Three years after Argentina made history as the first large Latin American country to legalise abortion, women’s rights campaigners are gearing up to again go to battle after the election of Javier Milei as president.
“It’s a very bleak picture,” said Soledad Deza of the Fundación Mujeres x Mujeres. “This is a government that is promising us greater inequality and – from the first minute – that the autonomy, sovereignty and independence of our bodies is not going to be supported by the state.”
Milei, a volatile, far-right libertarian, has routinely taken a hardline stance on women’s issues; vowing to hold a plebiscite on whether to repeal the country’s 2020 landmark legalisation of abortion, describing social justice as an “aberration” and promising to shutter the country’s ministry of women, gender and diversity.
He’s denied the existence of a gender pay gap, despite statistics that suggest women in the country earn 27% less than men, and has been accused of ignoring the existence of gender violence and discrimination in a country where one woman was murdered every 35 hours on average last year.
“Without a doubt, the results are a blow to the heart,” said Deza. “For those of us who work in these issues, I think we have a lot of struggle and organising ahead of us.”
The discourse unleashed by Milei echoes that of Donald Trump in the US or Jair Bolsonaro in Brazil, hinting at what may lie ahead for Argentina, said Giselle Carino of Fòs Feminista, an international alliance of women’s rights organisations focused on reproductive justice. “The result of the election, while expected, is devastating for all of us working on these issues.”
While analysts have suggested that the country’s highly fragmented congress may force Milei to temper some of his more radical proposals, Carino said it was too early to tell. “What we have learned, most unfortunately, is that when people put forward declarations on our issues like he did, we have to take that seriously.”
The election saw a shift in tone that could have far-reaching effects, said Claudia Laudano, a researcher and professor of feminist studies at the University of La Plata. “The legitimacy of all the work we have been carrying out for so long is being put into question, and that is very worrying,” she said.
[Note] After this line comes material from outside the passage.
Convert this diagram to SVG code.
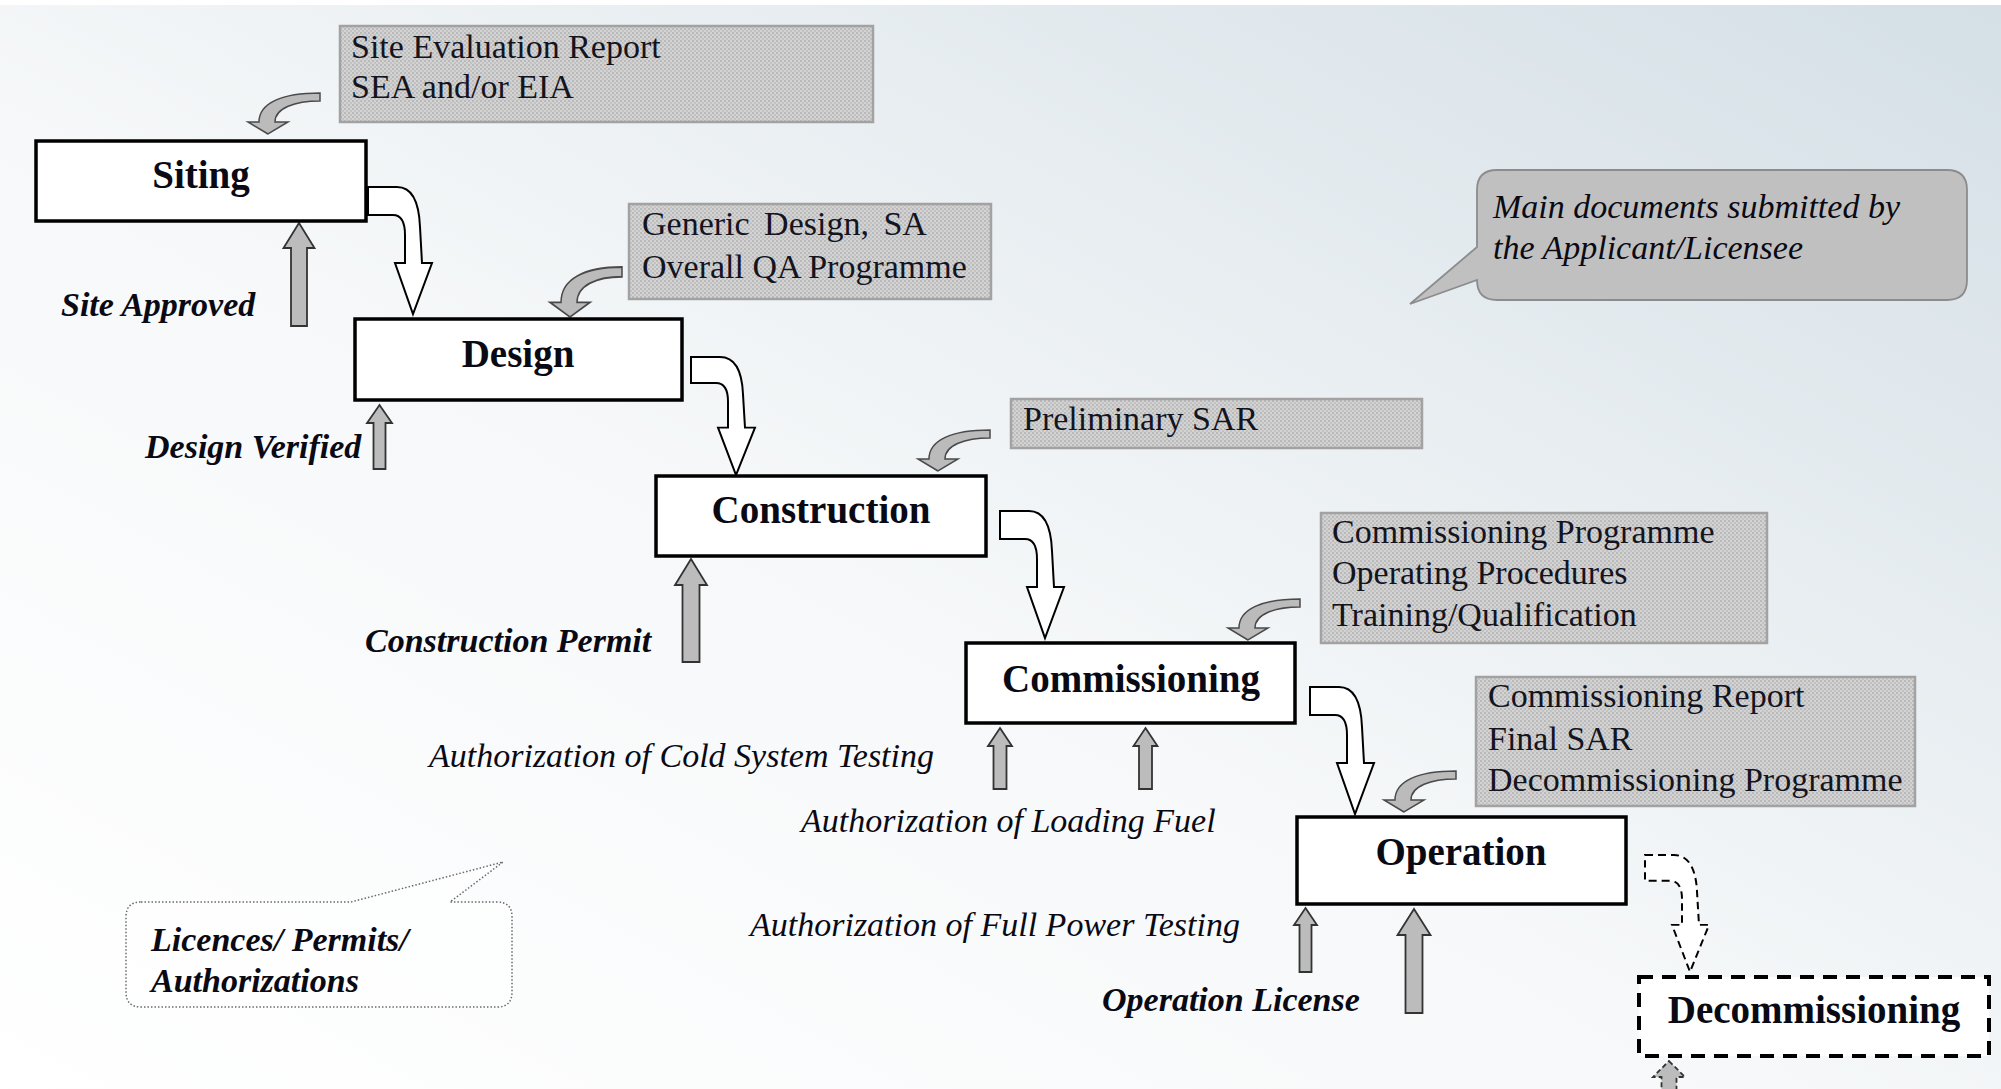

She pointed to Milei’s efforts to play down violence against women as an example. “Publicly recognising how violence affects women in particularly is something we have worked on for a long time and Milei is saying that all violence is the same. This fuels a discourse that is very dangerous.”
Members of the LGBTQ+ community said they were also bracing for a rollback of their rights in the wake of the election. “My first feeling was fear, ghosts from the past,” said Mariana Gisela Tissone, 50, a trans woman and activist who said she was able to transition thanks to a law implemented during the administration of Cristina Fernández de Kirchner.
“I never thought the far right was going to win here, specially with those messages supporting the dictatorship,” she added. “I’m not sure what Milei will do tomorrow, no one knows, but I’m worried about a setback when it comes to human rights, those we have conquered. I feel the same way I felt 20 years ago.”
The campaign saw Milei and his La Libertad Avanza party seek to repeatedly marginalise LGBTQ+ people, said the journalist Adriana Carrasco, citing as an example comments made by a Milei spokesperson that likened same-sex marriage to choosing not to bathe, getting lice and later complaining that people don’t like those who have lice.
For many in the community, the discrimination by politicians had translated into a barrage of personal insults and abuses, she said. “During this whole time we’ve suffered many attacks from their followers, particularly on social media.”
Some of the election result could be interpreted as a backlash to the progress made in recent years, she said. “There is a hard nucleus of La Libertad Avanza voters who are young men, some of them quite financially hard off and others who are not, who are resistant to the advances of women and the LGBT community.”
Argentina has long ranked as a regional leader when it comes to progressive policies on gender equality and LGBTQ+ rights, ushering in Latin America’s first gender quota law in 1991 and legalising same-sex marriage in 2010. In 2021, legislation was brought in that allowed non-binary people to mark their gender with an X.
But Carrasco believed that the bulk of those who voted for Milei were driven by their pocketbooks, hoping to shake up an economy that has left 40% of the country’s 45 million citizens grappling with poverty amid inflation rates that have climbed to more than 140%.
Even so, she was certain that Milei would seek to capitalise on his win to usher in social reforms alongside his economic policies. “They’re going to take advantage of it to do everything they want,” said Carrasco.
Any push in this direction would likely yield a fierce standoff with Argentina’s vibrant social movements, said Carino of Fòs Feminista. “We are going to keep fighting,” she said. “These laws didn’t just happen in congress. These laws happened because people fought on the streets. And we will continue doing that.”